• [Given material]
_____
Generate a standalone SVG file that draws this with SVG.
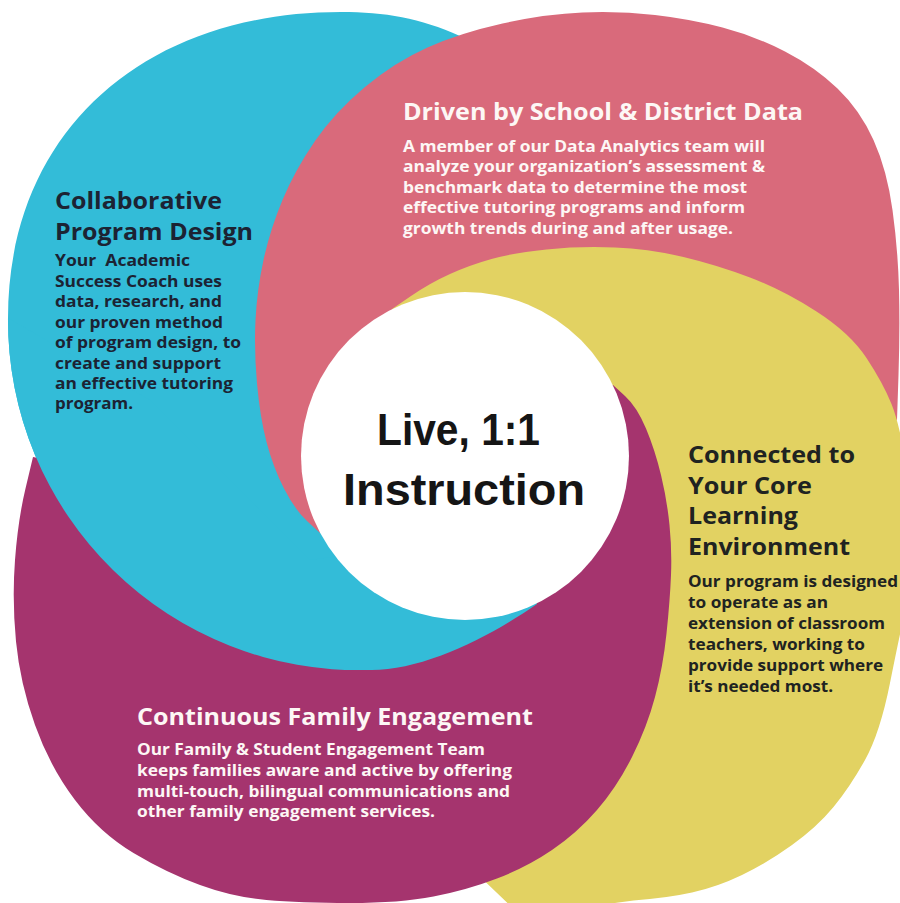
<svg xmlns="http://www.w3.org/2000/svg" width="900" height="903" viewBox="0 0 900 903">
<style>
.t{font-family:"Open Sans","DejaVu Sans",sans-serif;font-weight:700}
.h{font-size:23.5px}
.b{font-size:16px}
.dk{fill:#1c2333}
.dy{fill:#202321}
.wt{fill:#fdf7f5}
.c{font-family:"Liberation Sans",Arial,sans-serif;font-weight:700;font-size:44px;fill:#151515;text-anchor:middle}
.blue{fill:#33bcd8}
.pink{fill:#d96a7b}
.yellow{fill:#e2d262}
.purple{fill:#a5346e}
</style>
<rect width="900" height="903" fill="#ffffff"/>
<g id="shapes">
<path id="blue-base" class="blue" d="M460,36 C420,18 385,12 341,12 C141,12 8,134 8,318 A350 350 0 0 0 367,670 C420,672 488,638 537,604 L470,450 Z"/>
<path id="pink-shape" class="pink" d="M320,533 L307,521 Q295,510 284,488.5 Q273,467 266.5,442 Q260,417 257,383.5 Q254,350 255.5,320 Q257,290 263.5,260 Q270,230 282.5,200 Q295,170 315,141 Q335,112 365,87 Q395,62 427.5,47.5 Q460,33 502.5,23.5 Q545,14 582.5,12.5 Q620,11 655,15 Q690,19 722.5,27.5 Q755,36 785,51.5 Q815,67 837.5,88.5 Q860,110 873.5,140 Q887,170 892.5,210 Q898,250 899,290 Q900,330 898.5,375 L897,420 L650,330 L470,450 Z"/>
<path id="yellow-shape" class="yellow" d="M392,309 L411,296 Q430,283 450,274 Q470,265 491.5,259 Q513,253 546.5,249.5 Q580,246 615,247.5 Q650,249 683.5,257 Q717,265 750,277.5 Q783,290 816.5,311.5 Q850,333 866.5,358 Q883,383 891.5,404 Q900,425 907.5,472.5 Q915,520 911.5,560 Q908,600 904,616.5 Q900,633 890,683 Q880,733 865,760 Q850,787 833.5,807 Q817,827 792,845 Q767,863 742,875 Q717,887 692,892.5 Q667,898 633.5,900.5 L600,905 L520,915 L400,800 L470,450 Z"/>
<path id="purple-shape" class="purple" d="M613,385 L625,396 Q637,407 646,428.5 Q655,450 661,475 Q667,500 669.5,525 Q672,550 671,575 Q670,600 666.5,633.5 Q663,667 655,697 Q647,727 632,757 Q617,787 597,810 Q577,833 552,850 Q527,867 497,878.5 Q467,890 433.5,896.5 Q400,903 350,903 Q300,903 266.5,900 Q233,897 200,885 Q167,873 133.5,853 Q100,833 75,800 Q50,767 35,725 Q20,683 16,641.5 Q12,600 15,560 Q18,520 25.5,488.5 L33,457 L150,480 L330,590 L470,450 Z"/>
<path id="blue-front" class="blue" d="M8,318 A350 350 0 0 0 367,670 C420,672 488,638 537,604 L470,450 L380,550 L310,560 L150,400 Z"/>
<circle id="center-circle" cx="465" cy="456" r="164" fill="#ffffff"/>
</g>
<g id="collaborative-program-design">
<text class="t h dk" x="55" y="209" textLength="167" lengthAdjust="spacingAndGlyphs">Collaborative</text>
<text class="t h dk" x="55" y="240" textLength="198" lengthAdjust="spacingAndGlyphs">Program Design</text>
<text class="t b dk" x="55" y="266" textLength="135" lengthAdjust="spacingAndGlyphs" xml:space="preserve">Your  Academic</text>
<text class="t b dk" x="55" y="286.5" textLength="167" lengthAdjust="spacingAndGlyphs">Success Coach uses</text>
<text class="t b dk" x="55" y="307" textLength="167" lengthAdjust="spacingAndGlyphs">data, research, and</text>
<text class="t b dk" x="55" y="327.5" textLength="168" lengthAdjust="spacingAndGlyphs">our proven method</text>
<text class="t b dk" x="55" y="348" textLength="186" lengthAdjust="spacingAndGlyphs">of program design, to</text>
<text class="t b dk" x="55" y="368.5" textLength="166" lengthAdjust="spacingAndGlyphs">create and support</text>
<text class="t b dk" x="55" y="389" textLength="178" lengthAdjust="spacingAndGlyphs">an effective tutoring</text>
<text class="t b dk" x="55" y="409" textLength="78" lengthAdjust="spacingAndGlyphs">program.</text>
</g>
<g id="driven-by-data">
<text class="t h wt" x="403" y="120" textLength="400" lengthAdjust="spacingAndGlyphs">Driven by School &amp; District Data</text>
<text class="t b wt" x="403" y="151.5" textLength="362" lengthAdjust="spacingAndGlyphs">A member of our Data Analytics team will</text>
<text class="t b wt" x="403" y="172" textLength="362" lengthAdjust="spacingAndGlyphs">analyze your organization’s assessment &amp;</text>
<text class="t b wt" x="403" y="192.5" textLength="344" lengthAdjust="spacingAndGlyphs">benchmark data to determine the most</text>
<text class="t b wt" x="403" y="213" textLength="342" lengthAdjust="spacingAndGlyphs">effective tutoring programs and inform</text>
<text class="t b wt" x="403" y="233.5" textLength="330" lengthAdjust="spacingAndGlyphs">growth trends during and after usage.</text>
</g>
<g id="connected-core-learning">
<text class="t h dy" x="688" y="463" textLength="167" lengthAdjust="spacingAndGlyphs">Connected to</text>
<text class="t h dy" x="688" y="494" textLength="124" lengthAdjust="spacingAndGlyphs">Your Core</text>
<text class="t h dy" x="688" y="524" textLength="110" lengthAdjust="spacingAndGlyphs">Learning</text>
<text class="t h dy" x="688" y="555" textLength="162" lengthAdjust="spacingAndGlyphs">Environment</text>
<text class="t b dy" x="688" y="587" textLength="210" lengthAdjust="spacingAndGlyphs">Our program is designed</text>
<text class="t b dy" x="688" y="608" textLength="140" lengthAdjust="spacingAndGlyphs">to operate as an</text>
<text class="t b dy" x="688" y="629" textLength="197" lengthAdjust="spacingAndGlyphs">extension of classroom</text>
<text class="t b dy" x="688" y="650" textLength="177" lengthAdjust="spacingAndGlyphs">teachers, working to</text>
<text class="t b dy" x="688" y="671" textLength="195" lengthAdjust="spacingAndGlyphs">provide support where</text>
<text class="t b dy" x="688" y="692" textLength="145" lengthAdjust="spacingAndGlyphs">it’s needed most.</text>
</g>
<g id="family-engagement">
<text class="t h wt" x="137" y="725" textLength="396" lengthAdjust="spacingAndGlyphs">Continuous Family Engagement</text>
<text class="t b wt" x="137" y="755" textLength="348" lengthAdjust="spacingAndGlyphs">Our Family &amp; Student Engagement Team</text>
<text class="t b wt" x="137" y="776" textLength="375" lengthAdjust="spacingAndGlyphs">keeps families aware and active by offering</text>
<text class="t b wt" x="137" y="797" textLength="373" lengthAdjust="spacingAndGlyphs">multi-touch, bilingual communications and</text>
<text class="t b wt" x="137" y="817" textLength="298" lengthAdjust="spacingAndGlyphs">other family engagement services.</text>
</g>
<g id="live-instruction">
<text class="c" x="458.5" y="445" textLength="163" lengthAdjust="spacingAndGlyphs">Live, 1:1</text>
<text class="c" x="464" y="505" textLength="242" lengthAdjust="spacingAndGlyphs">Instruction</text>
</g>
</svg>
_____
• [Stated exercise] Exclude the pictures, and transcribe all of the material exactly.

• [Reply]
Generate a standalone SVG file that draws this with SVG.
<svg xmlns="http://www.w3.org/2000/svg" width="900" height="903" viewBox="0 0 900 903">
<style>
.t{font-family:"Open Sans","DejaVu Sans",sans-serif;font-weight:700}
.h{font-size:23.5px}
.b{font-size:16px}
.dk{fill:#1c2333}
.dy{fill:#202321}
.wt{fill:#fdf7f5}
.c{font-family:"Liberation Sans",Arial,sans-serif;font-weight:700;font-size:44px;fill:#151515;text-anchor:middle}
.blue{fill:#33bcd8}
.pink{fill:#d96a7b}
.yellow{fill:#e2d262}
.purple{fill:#a5346e}
</style>
<rect width="900" height="903" fill="#ffffff"/>
<g id="shapes">
<path id="blue-base" class="blue" d="M460,36 C420,18 385,12 341,12 C141,12 8,134 8,318 A350 350 0 0 0 367,670 C420,672 488,638 537,604 L470,450 Z"/>
<path id="pink-shape" class="pink" d="M320,533 L307,521 Q295,510 284,488.5 Q273,467 266.5,442 Q260,417 257,383.5 Q254,350 255.5,320 Q257,290 263.5,260 Q270,230 282.5,200 Q295,170 315,141 Q335,112 365,87 Q395,62 427.5,47.5 Q460,33 502.5,23.5 Q545,14 582.5,12.5 Q620,11 655,15 Q690,19 722.5,27.5 Q755,36 785,51.5 Q815,67 837.5,88.5 Q860,110 873.5,140 Q887,170 892.5,210 Q898,250 899,290 Q900,330 898.5,375 L897,420 L650,330 L470,450 Z"/>
<path id="yellow-shape" class="yellow" d="M392,309 L411,296 Q430,283 450,274 Q470,265 491.5,259 Q513,253 546.5,249.5 Q580,246 615,247.5 Q650,249 683.5,257 Q717,265 750,277.5 Q783,290 816.5,311.5 Q850,333 866.5,358 Q883,383 891.5,404 Q900,425 907.5,472.5 Q915,520 911.5,560 Q908,600 904,616.5 Q900,633 890,683 Q880,733 865,760 Q850,787 833.5,807 Q817,827 792,845 Q767,863 742,875 Q717,887 692,892.5 Q667,898 633.5,900.5 L600,905 L520,915 L400,800 L470,450 Z"/>
<path id="purple-shape" class="purple" d="M613,385 L625,396 Q637,407 646,428.5 Q655,450 661,475 Q667,500 669.5,525 Q672,550 671,575 Q670,600 666.5,633.5 Q663,667 655,697 Q647,727 632,757 Q617,787 597,810 Q577,833 552,850 Q527,867 497,878.5 Q467,890 433.5,896.5 Q400,903 350,903 Q300,903 266.5,900 Q233,897 200,885 Q167,873 133.5,853 Q100,833 75,800 Q50,767 35,725 Q20,683 16,641.5 Q12,600 15,560 Q18,520 25.5,488.5 L33,457 L150,480 L330,590 L470,450 Z"/>
<path id="blue-front" class="blue" d="M8,318 A350 350 0 0 0 367,670 C420,672 488,638 537,604 L470,450 L380,550 L310,560 L150,400 Z"/>
<circle id="center-circle" cx="465" cy="456" r="164" fill="#ffffff"/>
</g>
<g id="collaborative-program-design">
<text class="t h dk" x="55" y="209" textLength="167" lengthAdjust="spacingAndGlyphs">Collaborative</text>
<text class="t h dk" x="55" y="240" textLength="198" lengthAdjust="spacingAndGlyphs">Program Design</text>
<text class="t b dk" x="55" y="266" textLength="135" lengthAdjust="spacingAndGlyphs" xml:space="preserve">Your  Academic</text>
<text class="t b dk" x="55" y="286.5" textLength="167" lengthAdjust="spacingAndGlyphs">Success Coach uses</text>
<text class="t b dk" x="55" y="307" textLength="167" lengthAdjust="spacingAndGlyphs">data, research, and</text>
<text class="t b dk" x="55" y="327.5" textLength="168" lengthAdjust="spacingAndGlyphs">our proven method</text>
<text class="t b dk" x="55" y="348" textLength="186" lengthAdjust="spacingAndGlyphs">of program design, to</text>
<text class="t b dk" x="55" y="368.5" textLength="166" lengthAdjust="spacingAndGlyphs">create and support</text>
<text class="t b dk" x="55" y="389" textLength="178" lengthAdjust="spacingAndGlyphs">an effective tutoring</text>
<text class="t b dk" x="55" y="409" textLength="78" lengthAdjust="spacingAndGlyphs">program.</text>
</g>
<g id="driven-by-data">
<text class="t h wt" x="403" y="120" textLength="400" lengthAdjust="spacingAndGlyphs">Driven by School &amp; District Data</text>
<text class="t b wt" x="403" y="151.5" textLength="362" lengthAdjust="spacingAndGlyphs">A member of our Data Analytics team will</text>
<text class="t b wt" x="403" y="172" textLength="362" lengthAdjust="spacingAndGlyphs">analyze your organization’s assessment &amp;</text>
<text class="t b wt" x="403" y="192.5" textLength="344" lengthAdjust="spacingAndGlyphs">benchmark data to determine the most</text>
<text class="t b wt" x="403" y="213" textLength="342" lengthAdjust="spacingAndGlyphs">effective tutoring programs and inform</text>
<text class="t b wt" x="403" y="233.5" textLength="330" lengthAdjust="spacingAndGlyphs">growth trends during and after usage.</text>
</g>
<g id="connected-core-learning">
<text class="t h dy" x="688" y="463" textLength="167" lengthAdjust="spacingAndGlyphs">Connected to</text>
<text class="t h dy" x="688" y="494" textLength="124" lengthAdjust="spacingAndGlyphs">Your Core</text>
<text class="t h dy" x="688" y="524" textLength="110" lengthAdjust="spacingAndGlyphs">Learning</text>
<text class="t h dy" x="688" y="555" textLength="162" lengthAdjust="spacingAndGlyphs">Environment</text>
<text class="t b dy" x="688" y="587" textLength="210" lengthAdjust="spacingAndGlyphs">Our program is designed</text>
<text class="t b dy" x="688" y="608" textLength="140" lengthAdjust="spacingAndGlyphs">to operate as an</text>
<text class="t b dy" x="688" y="629" textLength="197" lengthAdjust="spacingAndGlyphs">extension of classroom</text>
<text class="t b dy" x="688" y="650" textLength="177" lengthAdjust="spacingAndGlyphs">teachers, working to</text>
<text class="t b dy" x="688" y="671" textLength="195" lengthAdjust="spacingAndGlyphs">provide support where</text>
<text class="t b dy" x="688" y="692" textLength="145" lengthAdjust="spacingAndGlyphs">it’s needed most.</text>
</g>
<g id="family-engagement">
<text class="t h wt" x="137" y="725" textLength="396" lengthAdjust="spacingAndGlyphs">Continuous Family Engagement</text>
<text class="t b wt" x="137" y="755" textLength="348" lengthAdjust="spacingAndGlyphs">Our Family &amp; Student Engagement Team</text>
<text class="t b wt" x="137" y="776" textLength="375" lengthAdjust="spacingAndGlyphs">keeps families aware and active by offering</text>
<text class="t b wt" x="137" y="797" textLength="373" lengthAdjust="spacingAndGlyphs">multi-touch, bilingual communications and</text>
<text class="t b wt" x="137" y="817" textLength="298" lengthAdjust="spacingAndGlyphs">other family engagement services.</text>
</g>
<g id="live-instruction">
<text class="c" x="458.5" y="445" textLength="163" lengthAdjust="spacingAndGlyphs">Live, 1:1</text>
<text class="c" x="464" y="505" textLength="242" lengthAdjust="spacingAndGlyphs">Instruction</text>
</g>
</svg>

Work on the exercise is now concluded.